> Input:
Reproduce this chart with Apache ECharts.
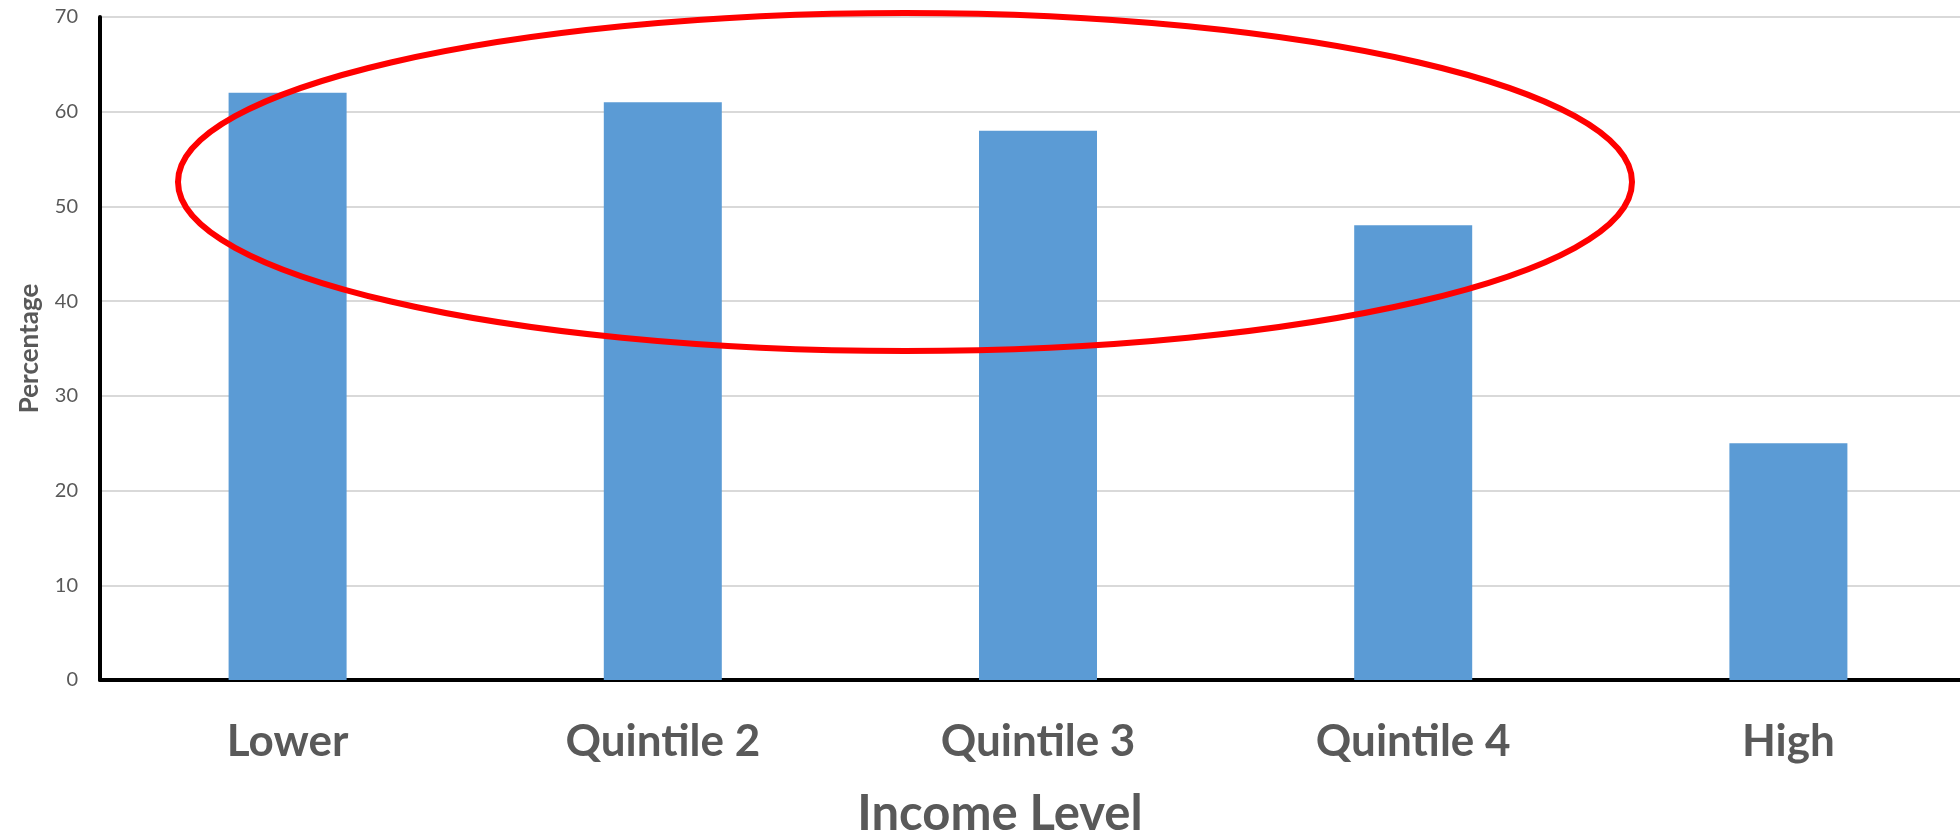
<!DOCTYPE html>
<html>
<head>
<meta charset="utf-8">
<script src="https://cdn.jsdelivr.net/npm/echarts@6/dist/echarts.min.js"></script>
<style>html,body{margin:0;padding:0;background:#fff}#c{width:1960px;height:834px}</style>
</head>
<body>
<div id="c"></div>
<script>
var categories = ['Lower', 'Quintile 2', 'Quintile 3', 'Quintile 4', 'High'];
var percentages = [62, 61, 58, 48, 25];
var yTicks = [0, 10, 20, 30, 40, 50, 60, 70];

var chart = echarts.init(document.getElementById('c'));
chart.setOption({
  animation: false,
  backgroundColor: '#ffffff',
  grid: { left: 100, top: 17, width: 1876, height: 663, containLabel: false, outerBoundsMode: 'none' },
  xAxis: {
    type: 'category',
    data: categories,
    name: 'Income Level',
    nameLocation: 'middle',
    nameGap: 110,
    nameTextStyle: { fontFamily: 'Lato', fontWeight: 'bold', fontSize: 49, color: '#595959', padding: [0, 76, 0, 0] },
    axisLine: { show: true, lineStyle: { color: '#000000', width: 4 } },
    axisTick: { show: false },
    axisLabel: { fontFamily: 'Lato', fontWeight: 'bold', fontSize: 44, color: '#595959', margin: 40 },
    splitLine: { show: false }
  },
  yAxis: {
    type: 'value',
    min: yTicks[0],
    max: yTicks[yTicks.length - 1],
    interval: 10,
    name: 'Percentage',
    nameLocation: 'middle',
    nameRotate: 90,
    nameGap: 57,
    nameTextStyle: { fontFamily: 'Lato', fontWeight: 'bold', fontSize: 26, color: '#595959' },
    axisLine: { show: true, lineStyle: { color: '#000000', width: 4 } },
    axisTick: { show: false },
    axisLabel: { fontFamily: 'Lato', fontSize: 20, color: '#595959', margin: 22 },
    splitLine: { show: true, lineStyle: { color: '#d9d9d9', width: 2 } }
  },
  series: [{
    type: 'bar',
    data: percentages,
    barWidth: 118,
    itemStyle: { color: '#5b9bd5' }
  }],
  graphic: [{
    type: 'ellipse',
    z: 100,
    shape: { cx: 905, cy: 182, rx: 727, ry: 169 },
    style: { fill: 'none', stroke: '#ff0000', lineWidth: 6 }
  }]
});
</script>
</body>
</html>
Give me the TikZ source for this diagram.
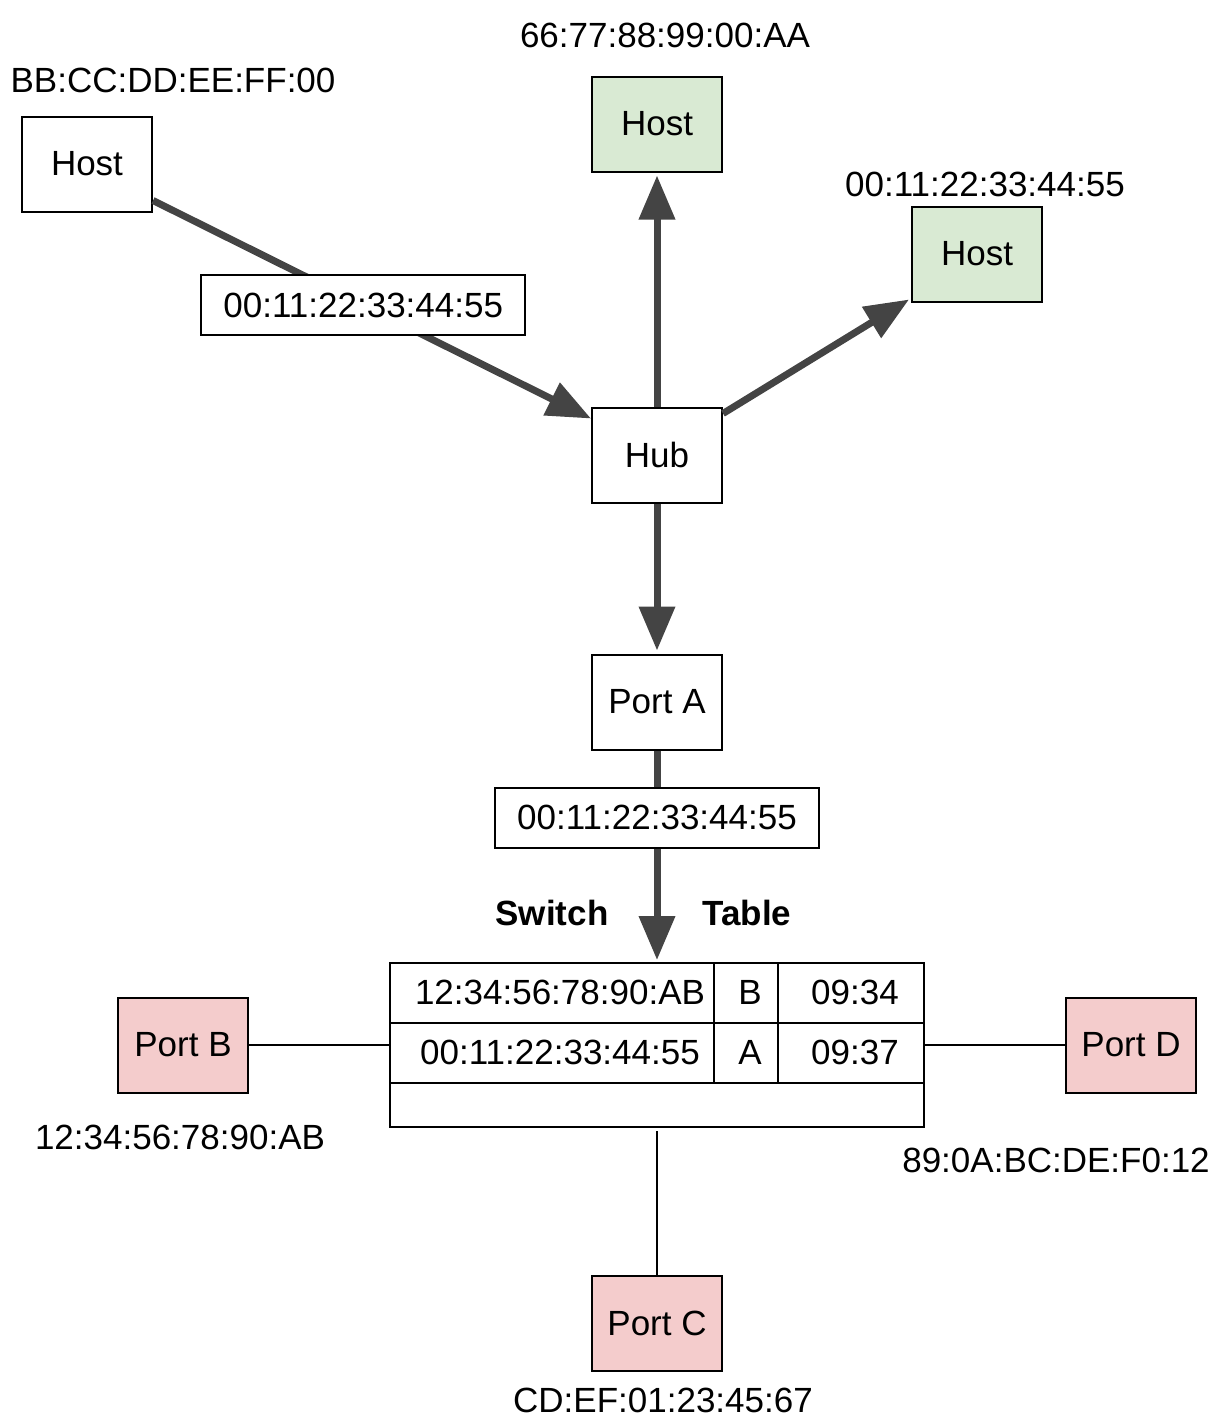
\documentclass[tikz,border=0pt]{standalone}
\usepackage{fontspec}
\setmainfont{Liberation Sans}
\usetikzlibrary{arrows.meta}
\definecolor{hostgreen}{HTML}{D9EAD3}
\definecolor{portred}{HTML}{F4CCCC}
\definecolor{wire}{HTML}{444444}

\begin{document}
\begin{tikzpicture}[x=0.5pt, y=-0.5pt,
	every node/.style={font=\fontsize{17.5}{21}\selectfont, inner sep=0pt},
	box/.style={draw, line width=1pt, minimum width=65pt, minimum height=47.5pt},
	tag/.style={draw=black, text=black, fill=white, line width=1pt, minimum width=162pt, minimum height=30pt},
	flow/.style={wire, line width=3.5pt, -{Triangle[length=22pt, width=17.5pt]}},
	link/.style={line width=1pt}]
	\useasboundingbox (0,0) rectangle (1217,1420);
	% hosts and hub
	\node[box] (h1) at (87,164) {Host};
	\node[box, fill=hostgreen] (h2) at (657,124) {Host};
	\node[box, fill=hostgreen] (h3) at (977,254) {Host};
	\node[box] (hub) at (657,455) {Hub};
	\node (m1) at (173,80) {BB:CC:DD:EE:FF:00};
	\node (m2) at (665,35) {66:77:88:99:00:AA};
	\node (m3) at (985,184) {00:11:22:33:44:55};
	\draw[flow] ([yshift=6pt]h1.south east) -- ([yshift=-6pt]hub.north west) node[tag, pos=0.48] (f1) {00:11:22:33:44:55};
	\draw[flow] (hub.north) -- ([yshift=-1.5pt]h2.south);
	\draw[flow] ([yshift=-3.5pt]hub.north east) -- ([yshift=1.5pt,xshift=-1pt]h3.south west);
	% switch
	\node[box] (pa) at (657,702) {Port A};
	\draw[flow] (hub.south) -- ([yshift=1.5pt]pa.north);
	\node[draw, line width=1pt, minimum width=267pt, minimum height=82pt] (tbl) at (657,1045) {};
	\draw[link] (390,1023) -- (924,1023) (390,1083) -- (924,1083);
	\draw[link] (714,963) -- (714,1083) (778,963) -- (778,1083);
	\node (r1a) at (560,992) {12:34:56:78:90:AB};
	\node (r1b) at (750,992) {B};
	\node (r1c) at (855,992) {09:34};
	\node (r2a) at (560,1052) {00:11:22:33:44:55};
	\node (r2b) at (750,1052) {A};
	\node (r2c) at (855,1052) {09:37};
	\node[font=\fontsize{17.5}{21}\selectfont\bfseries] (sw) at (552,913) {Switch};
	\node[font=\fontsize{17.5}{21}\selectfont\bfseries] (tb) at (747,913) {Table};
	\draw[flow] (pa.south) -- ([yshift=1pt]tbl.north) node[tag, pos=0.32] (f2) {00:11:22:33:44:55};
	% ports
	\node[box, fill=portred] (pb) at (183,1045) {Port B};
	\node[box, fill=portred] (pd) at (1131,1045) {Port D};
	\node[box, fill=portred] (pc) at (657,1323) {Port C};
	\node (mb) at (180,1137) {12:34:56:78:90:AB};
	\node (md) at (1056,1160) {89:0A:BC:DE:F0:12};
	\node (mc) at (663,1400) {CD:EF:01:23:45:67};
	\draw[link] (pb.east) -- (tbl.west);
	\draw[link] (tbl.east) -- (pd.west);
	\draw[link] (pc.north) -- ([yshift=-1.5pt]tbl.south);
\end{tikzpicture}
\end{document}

> What is being asked: Repeat the full listing above exactly, with no pictures in the copy.

> Exercise answer:
Reproduce this chart with Apache ECharts.
<!DOCTYPE html>
<html>
<head>
<meta charset="utf-8">
<script src="https://cdn.jsdelivr.net/npm/echarts@6/dist/echarts.min.js"></script>
<style>html,body{margin:0;padding:0;background:#fff}#c{width:1960px;height:834px}</style>
</head>
<body>
<div id="c"></div>
<script>
var categories = ['Lower', 'Quintile 2', 'Quintile 3', 'Quintile 4', 'High'];
var percentages = [62, 61, 58, 48, 25];
var yTicks = [0, 10, 20, 30, 40, 50, 60, 70];

var chart = echarts.init(document.getElementById('c'));
chart.setOption({
  animation: false,
  backgroundColor: '#ffffff',
  grid: { left: 100, top: 17, width: 1876, height: 663, containLabel: false, outerBoundsMode: 'none' },
  xAxis: {
    type: 'category',
    data: categories,
    name: 'Income Level',
    nameLocation: 'middle',
    nameGap: 110,
    nameTextStyle: { fontFamily: 'Lato', fontWeight: 'bold', fontSize: 49, color: '#595959', padding: [0, 76, 0, 0] },
    axisLine: { show: true, lineStyle: { color: '#000000', width: 4 } },
    axisTick: { show: false },
    axisLabel: { fontFamily: 'Lato', fontWeight: 'bold', fontSize: 44, color: '#595959', margin: 40 },
    splitLine: { show: false }
  },
  yAxis: {
    type: 'value',
    min: yTicks[0],
    max: yTicks[yTicks.length - 1],
    interval: 10,
    name: 'Percentage',
    nameLocation: 'middle',
    nameRotate: 90,
    nameGap: 57,
    nameTextStyle: { fontFamily: 'Lato', fontWeight: 'bold', fontSize: 26, color: '#595959' },
    axisLine: { show: true, lineStyle: { color: '#000000', width: 4 } },
    axisTick: { show: false },
    axisLabel: { fontFamily: 'Lato', fontSize: 20, color: '#595959', margin: 22 },
    splitLine: { show: true, lineStyle: { color: '#d9d9d9', width: 2 } }
  },
  series: [{
    type: 'bar',
    data: percentages,
    barWidth: 118,
    itemStyle: { color: '#5b9bd5' }
  }],
  graphic: [{
    type: 'ellipse',
    z: 100,
    shape: { cx: 905, cy: 182, rx: 727, ry: 169 },
    style: { fill: 'none', stroke: '#ff0000', lineWidth: 6 }
  }]
});
</script>
</body>
</html>
Give me the TikZ source for this diagram.
\documentclass[tikz,border=0pt]{standalone}
\usepackage{fontspec}
\setmainfont{Liberation Sans}
\usetikzlibrary{arrows.meta}
\definecolor{hostgreen}{HTML}{D9EAD3}
\definecolor{portred}{HTML}{F4CCCC}
\definecolor{wire}{HTML}{444444}

\begin{document}
\begin{tikzpicture}[x=0.5pt, y=-0.5pt,
	every node/.style={font=\fontsize{17.5}{21}\selectfont, inner sep=0pt},
	box/.style={draw, line width=1pt, minimum width=65pt, minimum height=47.5pt},
	tag/.style={draw=black, text=black, fill=white, line width=1pt, minimum width=162pt, minimum height=30pt},
	flow/.style={wire, line width=3.5pt, -{Triangle[length=22pt, width=17.5pt]}},
	link/.style={line width=1pt}]
	\useasboundingbox (0,0) rectangle (1217,1420);
	% hosts and hub
	\node[box] (h1) at (87,164) {Host};
	\node[box, fill=hostgreen] (h2) at (657,124) {Host};
	\node[box, fill=hostgreen] (h3) at (977,254) {Host};
	\node[box] (hub) at (657,455) {Hub};
	\node (m1) at (173,80) {BB:CC:DD:EE:FF:00};
	\node (m2) at (665,35) {66:77:88:99:00:AA};
	\node (m3) at (985,184) {00:11:22:33:44:55};
	\draw[flow] ([yshift=6pt]h1.south east) -- ([yshift=-6pt]hub.north west) node[tag, pos=0.48] (f1) {00:11:22:33:44:55};
	\draw[flow] (hub.north) -- ([yshift=-1.5pt]h2.south);
	\draw[flow] ([yshift=-3.5pt]hub.north east) -- ([yshift=1.5pt,xshift=-1pt]h3.south west);
	% switch
	\node[box] (pa) at (657,702) {Port A};
	\draw[flow] (hub.south) -- ([yshift=1.5pt]pa.north);
	\node[draw, line width=1pt, minimum width=267pt, minimum height=82pt] (tbl) at (657,1045) {};
	\draw[link] (390,1023) -- (924,1023) (390,1083) -- (924,1083);
	\draw[link] (714,963) -- (714,1083) (778,963) -- (778,1083);
	\node (r1a) at (560,992) {12:34:56:78:90:AB};
	\node (r1b) at (750,992) {B};
	\node (r1c) at (855,992) {09:34};
	\node (r2a) at (560,1052) {00:11:22:33:44:55};
	\node (r2b) at (750,1052) {A};
	\node (r2c) at (855,1052) {09:37};
	\node[font=\fontsize{17.5}{21}\selectfont\bfseries] (sw) at (552,913) {Switch};
	\node[font=\fontsize{17.5}{21}\selectfont\bfseries] (tb) at (747,913) {Table};
	\draw[flow] (pa.south) -- ([yshift=1pt]tbl.north) node[tag, pos=0.32] (f2) {00:11:22:33:44:55};
	% ports
	\node[box, fill=portred] (pb) at (183,1045) {Port B};
	\node[box, fill=portred] (pd) at (1131,1045) {Port D};
	\node[box, fill=portred] (pc) at (657,1323) {Port C};
	\node (mb) at (180,1137) {12:34:56:78:90:AB};
	\node (md) at (1056,1160) {89:0A:BC:DE:F0:12};
	\node (mc) at (663,1400) {CD:EF:01:23:45:67};
	\draw[link] (pb.east) -- (tbl.west);
	\draw[link] (tbl.east) -- (pd.west);
	\draw[link] (pc.north) -- ([yshift=-1.5pt]tbl.south);
\end{tikzpicture}
\end{document}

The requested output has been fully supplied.